MARVEL SNAP did not simply become harder because the cards got stronger. It became harder because the game now punishes players in quieter ways. The old version of Snap taught players to recognize huge swings, obvious combo failures, and dramatic losses. The newer version often drains cubes through slightly late retreats, fragile confidence, and small decisions that looked reasonable when they happened.
That is why returning players can feel sharper than they used to be and still climb worse. The skill test has moved away from “did my cool thing happen?” and toward “did I recognize the game state early enough to protect my cubes?”
The Short Version
- Modern MARVEL SNAP punishes delayed recognition more than obvious misplays.
- Many losses now feel fair in the moment because the bad decision was staying, not playing one wrong card.
- The ladder rewards retreat discipline, emotional control, and matchup pattern recognition.
- Playing better mechanically does not matter if cube decisions are still trained on old Snap.
- The fix is not to chase more decks; it is to update the mental model for how the game now gives feedback.
Old Snap Trained Players On Loud Feedback
Early MARVEL SNAP was easier to read emotionally. You made a big play, the game reacted, and the lesson landed quickly. A combo hit. A location blew up the plan. A final turn flipped everything. Win or lose, the reason usually felt close to the surface.
That kind of feedback teaches confidence. It also teaches a dangerous habit: players start expecting good and bad decisions to announce themselves. If the game does not clearly show the mistake, the mistake feels like it did not happen.
Modern Snap is less generous. The punishment can be one extra cube here, one stubborn stay there, one snap accepted from a position that was already slipping. Nothing looks catastrophic, but the climb still bleeds out.
The Real Mistake Is Often Staying Too Long
A lot of current losses are not caused by a single terrible card. They are caused by remaining in a game after the shape of the game has already turned against you.
That is uncomfortable because staying usually feels defensible. You have a possible out. The opponent might not have the finisher. The location might still help. Your hand is not dead; it is just slightly behind. That is exactly where Snap gets expensive.
The game has always been about cubes, but the modern ladder makes that truth harder to ignore. A player can make several technically reasonable plays and still lose because the cube decision was late.
Better Players Are Better At Quitting
Retreating is not the opposite of playing well. It is part of playing well.
That sounds obvious until pride enters the queue. Players want to prove the line. They want to see whether the read was right. They want the final turn to validate the last three minutes. The problem is that MARVEL SNAP does not pay curiosity. It charges for it.
The strongest climbers are not always the players who find the flashiest final turn. They are the players who know when the game has stopped being worth the price. That is a colder skill, but it is one of the most important ones in the current game.
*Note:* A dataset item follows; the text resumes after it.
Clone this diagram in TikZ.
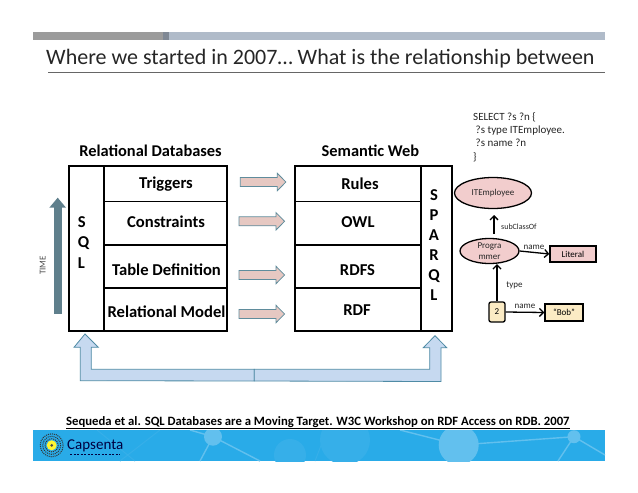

Deck Knowledge Matters Less Without Cube Knowledge
Learning decks is still useful, but it is not enough. A player can know every card in their list and still lose cubes if they do not understand what the list’s winning and losing states look like.
Every deck needs snap signals and retreat signals. If your deck only tells you when it feels powerful, it is incomplete. You also need to know when the draw is too slow, when the matchup is bad, when the opponent’s line beats your ceiling, and when a location has quietly turned your plan into a trap.
That is why switching decks rarely fixes the whole problem. If the mental model is wrong, the new deck only gives you new ways to make the same cube mistakes.
Modern Snap Is More About Pattern Recognition
The game now rewards players who can identify patterns before they become obvious. That means reading the opponent’s early turns, understanding what their deck is likely building toward, and noticing when your own line no longer competes.
The hard part is that these clues rarely feel dramatic. They are small. A lane gets developed in a certain way. A card is held longer than expected. The opponent snaps before the payoff is visible. A location quietly favors one archetype more than the other.
Those small signals are where the modern game lives. If you wait for the giant warning sign, the cube price has usually already gone up.
The Fix Is A New Mental Model
The answer is not to assume Snap is unfair or that every opponent has the perfect draw. The better answer is to treat each game as a pricing problem.
Ask: what is this game worth right now? One cube? Two? Is my hand strong enough to invest more? Did the opponent’s snap reveal confidence I cannot beat? Am I staying because I have a real path, or because I want to know what happens?
That framing turns frustration into information. It also makes the game feel less random, because you stop measuring success only by wins and losses. Sometimes the correct play is losing one cube instead of four.
Final Takeaway
MARVEL SNAP feels harder because the feedback is quieter. The game is not only asking whether you can play your cards correctly. It is asking whether you can leave before the mistake becomes expensive.
If 2026 Snap feels exhausting, the problem may not be your mechanics. It may be that your instincts were trained by an older, louder version of the game. Update the cube discipline, and the ladder starts making a lot more sense.